The story quotes other SEC staffers as overhearing conversations in which the two shared information about SEC investigations and plotted to trade on such information.  One of the attorneys allegedly approached some of her colleagues and gave them stock tips, encouraging them to trade along with her.

The activities are being investigated on the basis of two years' worth of emails, combined with the attorneys' brokerage records.  The emails were sent and received by both attorneys using the SEC's own email.

Apparently Senator Grassley has not yet figured out that the SEC has no internal personal trading policy, nor has there been any systematic surveillance by the SEC of the personal investments of its employees.

On top of that, these two - allegedly senior SEC lawyers - were too stupid to be aware of the risk of discovery associated with their plotting their insider trades using their own SEC email accounts.  Or, having worked for so long at the Commission, they knew the SEC is too lazy and stupid to catch fraud right in its own front yard.

Which means, Mary - trust us on this one, we've  been doing this a long time - there are for sure other folks inside your establishment who are doing the same thing and getting away with it, because they are smart enough not to scam The Job, on The Job.
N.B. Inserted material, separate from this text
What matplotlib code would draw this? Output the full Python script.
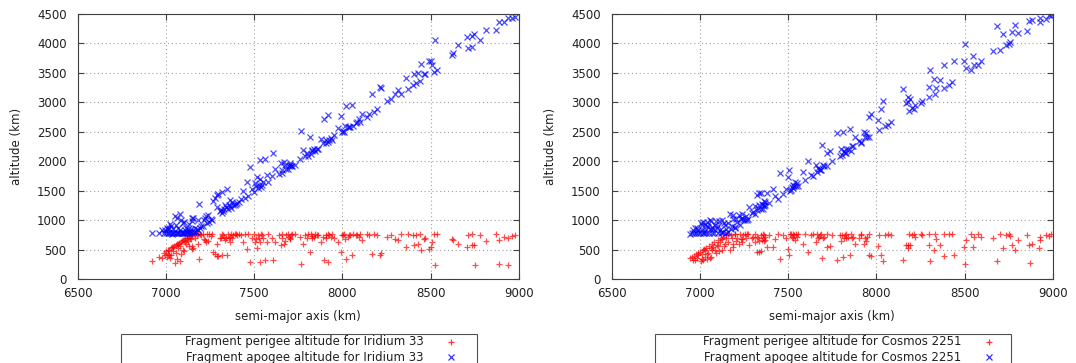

Clearly, the SEC enjoys its role as a recruiting ground for Wall Street.  How else do we explain the practice of bringing hundreds of young people in - right out of school, and with no securities industry experience - and placing before them literally thousands of cases of fraud, involving billions of dollars annually, all with no control or oversight on their own activities?

How else do we explain the fact that, unlike every firm it oversees, the SEC itself does not have a compliance officer?  Or an employee personal trading policy?

Mary, you are not new to this.  You took over a deeply conflicted and atrociously run NASD and gave it a face lift.  You are now Top Cop in the world's most important marketplace.  You can not pretend you do not know that every employee of a regulatory agency has ample Means and Opportunity for fraud.  All you need to add to that mix is Motive.  Try putting hundreds of young people in front of trillions of dollars and see whether that motivates any of them.  Oh, we forgot - that's exactly what you do...

Mary, if you were running a brokerage firm, a hedge fund or a registered investment adviser, you would be out of your job and facing charges of Failure to Supervise.

Where do we start, Mary?  With the industry?  With your predecessors in the job of Chairman?  With the Congressional committees charged with overseeing the financial markets?  With you?  Mary, there's plenty of shame to go around.